-- begin RECORDS TO PROCESS --

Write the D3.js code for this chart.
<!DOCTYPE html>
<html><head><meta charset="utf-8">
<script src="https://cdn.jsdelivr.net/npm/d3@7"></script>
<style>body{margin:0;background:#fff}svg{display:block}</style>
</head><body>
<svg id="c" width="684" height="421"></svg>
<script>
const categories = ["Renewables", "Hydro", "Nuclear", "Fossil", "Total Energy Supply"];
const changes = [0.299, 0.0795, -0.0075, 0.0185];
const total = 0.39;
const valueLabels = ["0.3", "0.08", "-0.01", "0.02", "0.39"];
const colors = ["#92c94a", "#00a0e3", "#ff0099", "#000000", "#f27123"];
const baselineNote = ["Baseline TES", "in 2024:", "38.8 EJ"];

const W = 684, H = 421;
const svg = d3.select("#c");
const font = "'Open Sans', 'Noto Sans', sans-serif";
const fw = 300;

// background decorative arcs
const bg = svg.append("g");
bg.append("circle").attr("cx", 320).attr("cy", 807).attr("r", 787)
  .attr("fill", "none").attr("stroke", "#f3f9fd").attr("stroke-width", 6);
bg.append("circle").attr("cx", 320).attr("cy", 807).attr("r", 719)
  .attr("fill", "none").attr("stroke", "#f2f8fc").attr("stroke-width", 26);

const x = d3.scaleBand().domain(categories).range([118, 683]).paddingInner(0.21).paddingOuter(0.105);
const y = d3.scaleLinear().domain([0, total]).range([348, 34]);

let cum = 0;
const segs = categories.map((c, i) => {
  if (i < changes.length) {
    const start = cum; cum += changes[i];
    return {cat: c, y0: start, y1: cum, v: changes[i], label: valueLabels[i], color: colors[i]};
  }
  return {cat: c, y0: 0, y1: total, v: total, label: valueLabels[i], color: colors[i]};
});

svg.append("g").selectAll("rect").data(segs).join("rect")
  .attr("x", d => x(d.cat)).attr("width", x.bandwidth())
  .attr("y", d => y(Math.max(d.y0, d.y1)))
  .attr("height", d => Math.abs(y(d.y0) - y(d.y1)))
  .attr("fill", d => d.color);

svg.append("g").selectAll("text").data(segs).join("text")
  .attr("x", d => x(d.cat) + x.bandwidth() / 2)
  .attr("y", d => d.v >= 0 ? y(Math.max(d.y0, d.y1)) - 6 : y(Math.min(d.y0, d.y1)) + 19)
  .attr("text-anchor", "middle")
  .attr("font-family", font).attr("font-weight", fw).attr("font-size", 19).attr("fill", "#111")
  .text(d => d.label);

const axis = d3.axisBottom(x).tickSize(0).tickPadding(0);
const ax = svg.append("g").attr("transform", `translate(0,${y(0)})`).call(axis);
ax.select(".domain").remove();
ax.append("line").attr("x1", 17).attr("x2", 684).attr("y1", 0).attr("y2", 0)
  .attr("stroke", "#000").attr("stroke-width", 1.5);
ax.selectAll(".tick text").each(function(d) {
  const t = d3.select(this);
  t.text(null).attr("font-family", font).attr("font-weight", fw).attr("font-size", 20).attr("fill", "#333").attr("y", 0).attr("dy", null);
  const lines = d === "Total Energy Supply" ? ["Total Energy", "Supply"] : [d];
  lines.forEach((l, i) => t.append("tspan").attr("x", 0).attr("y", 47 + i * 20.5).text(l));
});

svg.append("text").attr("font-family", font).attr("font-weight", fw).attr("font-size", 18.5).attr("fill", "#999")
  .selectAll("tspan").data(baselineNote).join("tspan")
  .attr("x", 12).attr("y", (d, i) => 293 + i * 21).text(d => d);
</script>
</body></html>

-- end RECORDS TO PROCESS --
-- begin RECORDS TO PROCESS --

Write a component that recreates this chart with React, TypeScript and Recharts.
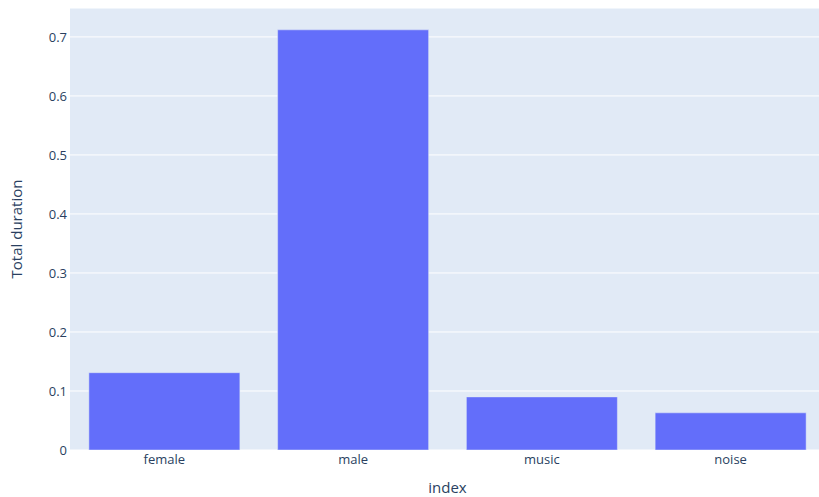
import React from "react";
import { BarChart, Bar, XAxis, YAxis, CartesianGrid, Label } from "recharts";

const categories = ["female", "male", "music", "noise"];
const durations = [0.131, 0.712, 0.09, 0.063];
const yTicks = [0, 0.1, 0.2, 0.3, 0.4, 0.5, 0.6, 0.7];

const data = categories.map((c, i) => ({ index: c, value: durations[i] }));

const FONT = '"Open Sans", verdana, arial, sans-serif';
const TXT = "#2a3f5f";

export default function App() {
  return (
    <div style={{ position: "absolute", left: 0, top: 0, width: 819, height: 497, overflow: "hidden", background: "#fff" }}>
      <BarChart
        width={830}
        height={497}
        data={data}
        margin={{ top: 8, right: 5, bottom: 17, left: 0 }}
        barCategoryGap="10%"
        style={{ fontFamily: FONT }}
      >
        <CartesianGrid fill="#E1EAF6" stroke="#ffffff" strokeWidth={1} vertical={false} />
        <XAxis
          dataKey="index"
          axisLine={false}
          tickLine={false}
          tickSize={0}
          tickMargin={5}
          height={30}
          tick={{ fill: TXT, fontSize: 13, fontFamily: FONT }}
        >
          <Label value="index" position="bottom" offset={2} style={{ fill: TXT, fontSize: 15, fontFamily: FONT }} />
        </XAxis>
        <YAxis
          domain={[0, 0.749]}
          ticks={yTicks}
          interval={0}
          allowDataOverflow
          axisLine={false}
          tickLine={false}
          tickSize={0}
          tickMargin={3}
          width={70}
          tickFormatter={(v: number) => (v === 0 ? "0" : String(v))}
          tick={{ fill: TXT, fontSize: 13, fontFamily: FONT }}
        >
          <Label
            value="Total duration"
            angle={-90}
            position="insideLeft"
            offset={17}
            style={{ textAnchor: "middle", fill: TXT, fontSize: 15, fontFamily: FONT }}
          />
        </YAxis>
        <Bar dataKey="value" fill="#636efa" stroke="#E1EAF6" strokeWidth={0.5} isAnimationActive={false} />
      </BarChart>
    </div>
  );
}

-- end RECORDS TO PROCESS --

GIVEN REQUEST →
Leave out the pictures and give again exactly the lines from the one with "Write a component" through the one with "const yTicks = [0, 0.1, 0.2, 0.3, 0.4, 0.5, 0.6, 0.7];", and no others.

FINAL ANSWER →
Write a component that recreates this chart with React, TypeScript and Recharts.
import React from "react";
import { BarChart, Bar, XAxis, YAxis, CartesianGrid, Label } from "recharts";

const categories = ["female", "male", "music", "noise"];
const durations = [0.131, 0.712, 0.09, 0.063];
const yTicks = [0, 0.1, 0.2, 0.3, 0.4, 0.5, 0.6, 0.7];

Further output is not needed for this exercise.